Sunday, 4 August 2019

Helicopter Art ;Another hurling of the silver ball, Allard van Hoorn, St.Ives UK 2019

Helicopter Art:  'Another Hurling of the Silver Ball.'  Allard van Hoorn Sat 22 June 2019 St.Ives


Allard van Hoorn was chosen by Tate St.Ives to come and make a performance work around the town.
The practice of bringing in artists from elsewhere to seize on some, usually obvious and well known aspect of a place and develop work based on it is sometimes refered to as 'helicopter art'
Earlier in the year Anna Boudighuan had been to the town, seized on tin mining and Virginia Woolf and produced installations on these themes. A symposium in Redruth had recently discussed the phenomenon, it's curious characteristics, difficulties and absurdities.

Now a Dutch artist who nomadically makes presumably his living and his reputation by these means came to St.Ives Archive Centre and in one afternoon read about the town's two hundred year old ceremony of the mayor throwing a small silver ball, 


smaller than a cricket ball, for which the children of the place  scramble, returning it in the grasp of a small toddler to claim a prize before the Mayor and Town Councillors throw pennies to the assembled crowd.
Way back this somehow developed from the hurling games that occurr in other towns. 
As I think GK Chesterton said, a tradition is something that happens but no one can remember why.

So van Hoorn decided to make a vastly larger ball 



and in June rather than February, to organise  it's rolling around the town from the community orchard and skate park to the recreation field, through the graveyard and the  narrow streets, across the beach and to the outdoor rotunda  of the Tate St.Ives, where his sound composition was broadcast and can now be heard faintly from loud speakers.
He involved community organisations to help with this physically rather than to conceive the plans. The ball was not manufactured locally but imported from China. Local musicians, disguised in the folk tradition, 'guised' under net curtain veils, played a traditional tune and children were organised in a serpentine dance which others then joined in. However, this music was not recorded in the film made by Alban Roinard, who lives in St.Ives, partly using drones, which forms the subsequent display in the gallery. Rather than this van Hoorn made a background of repetitive sound recorded and manipulated on his digital equipment. The video is projected at large size for 20 minutes and the small silver ball belonging to the town is exhibited in a vitrine. However there is absolutely no explanation of what the whole caboodle is about, which a friend I showed around brought home to me is to leave  a visitor to the gallery who has no knowledgeable guide with them completely baffled.

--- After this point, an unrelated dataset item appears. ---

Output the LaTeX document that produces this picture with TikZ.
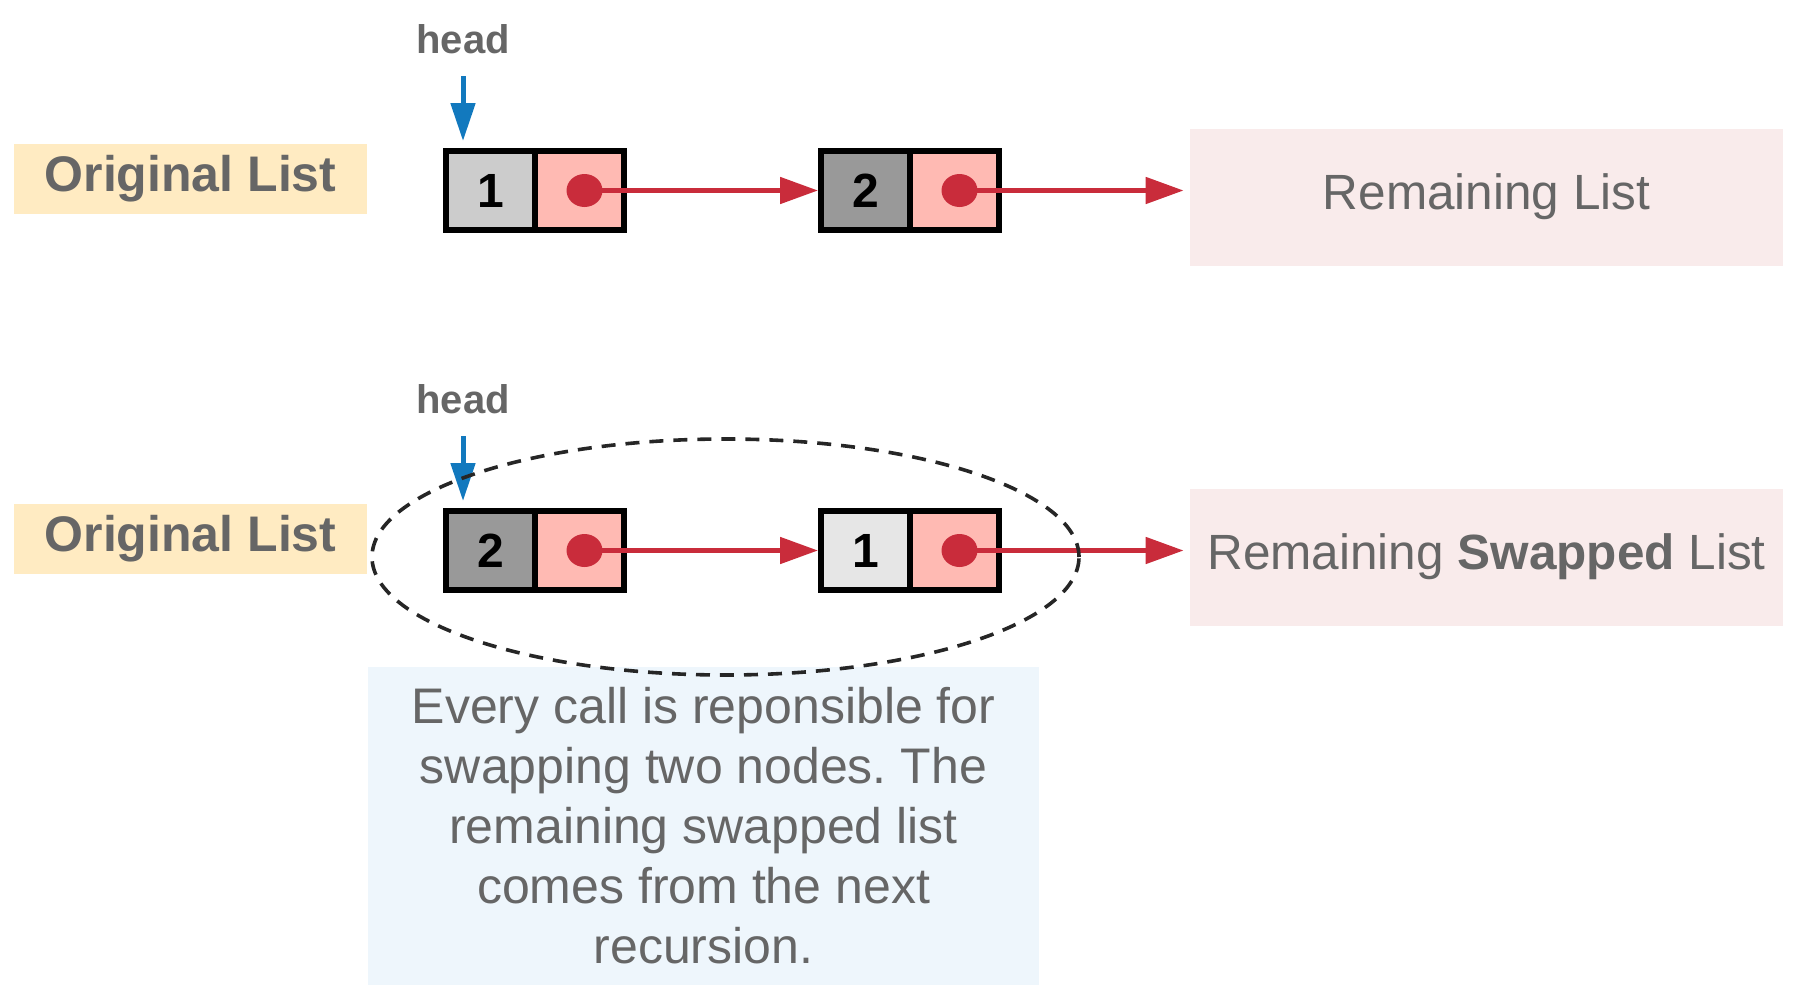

My first reaction to the project was that these things are fairly ridiculous and rather than arising from the community are imposed on it for the greater glory of the visiting artist and Tate. It made an interesting record of what the town and people looked like in June 2019.

Then, when I attended part of the event I enjoyed it along with a lot of other locals who alerted by leaflets and publicity came out to watch or join in. It made a memorable day although I would say that anything happening in the street that gave occasion to meeting others and enjoying a pleasant sunny day would have been enjoyed equally. No one at the time I was watching knew why the musicians were veiled. Was it a reference to Muslim culture and burkhas I  joked impudently?

Of the video work people have asked if it is the work of Alban Roinard or of Allard van Hoorn? I heard a visitor say no one who wasn't living here would be bothered to watch the whole thing, which people like to do to spot friends or themselves having a brief moment of screen time.

I can't classify this as art involving the community, rather it uses them and entertains numbers of them.
It cost a lot it is rumoured in insurance and I have been told will not be repeated. 
I felt the urge to kidnap the big ball, claim it for the town and roll it next year without permissions, guards and gloved attendants , spontaneously and subversively.

It's an example of art being organised to provide spectacle but devoid of readily grasped meaning. Greater examination of the event I do not believe will reveal  more significance.
Artists are encouraged to spend a lot of time applying for grants or prizes or commissions that require them to move around, like mad tourists glimpsing shots of local culture as light entertainment and responding by manufacturing something rather quickly which is superficial.


I wrote to the local Echo newspaper and volunteered to go to Holland and make something on  a theme of tulips or go to Egypt to give a quick reaction to the pyramids.